What makes “Days We Left Behind” especially interesting is how far back its origins go. The song traces its beginnings to an early demo called “In Liverpool,” written in the early 1990s. At the time, it was just another piece in a long list of ideas, not something destined to become a centerpiece later in life.

Back then, references like Dungeon Lane were just passing details—small, almost throwaway lines in a larger sketch of memory. But time has a way of reshaping meaning. What once felt minor gradually became more significant, as if certain memories were waiting for the right moment to be revisited.

By the time McCartney returned to these ideas, they carried a different kind of emotional weight. The lines weren’t just descriptive anymore—they had become anchors. What started as a loose recollection evolved into something more focused, eventually forming the backbone of a much larger project.

Liverpool, Memory, and the Personal Lens

Liverpool has always played a central role in McCartney’s songwriting, from the vivid snapshots of “Penny Lane” to the character-driven storytelling of “Eleanor Rigby.” But “Days We Left Behind” takes a more personal route, stepping away from observation and into lived experience.

Instead of painting scenes from a distance, McCartney places himself directly inside them. The song revisits familiar locations and friendships, not as polished stories but as memories shaped by time. There’s a softness to it, like looking at something through a slightly faded photograph.

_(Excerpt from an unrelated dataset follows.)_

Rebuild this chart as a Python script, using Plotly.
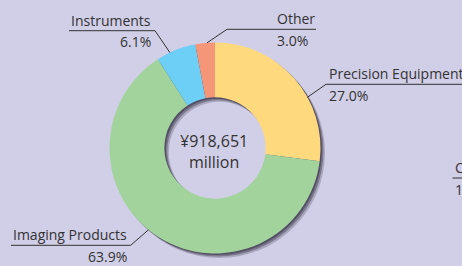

That shift makes the song feel more grounded. It’s not about constructing a narrative—it’s about remembering one. The details might be ordinary on the surface, but they carry a quiet significance, showing how even the smallest moments can leave a lasting mark.

Why the Past Still Matters

McCartney himself has questioned whether he writes too much about the past, but his answer seems clear. For someone whose life has been so widely documented, memory might be the only place left that still holds something new.

“Days We Left Behind” doesn’t dwell on fame or legacy. Instead, it focuses on simpler things—friendships, streets, and the kind of everyday experiences that rarely seem important until much later. That choice keeps the song from feeling self-indulgent.

In the end, the track works because it stays honest. It doesn’t try to reinvent his story or add unnecessary weight to it. It simply revisits it, showing that even after everything, the core of McCartney’s songwriting still comes from the same place it always did.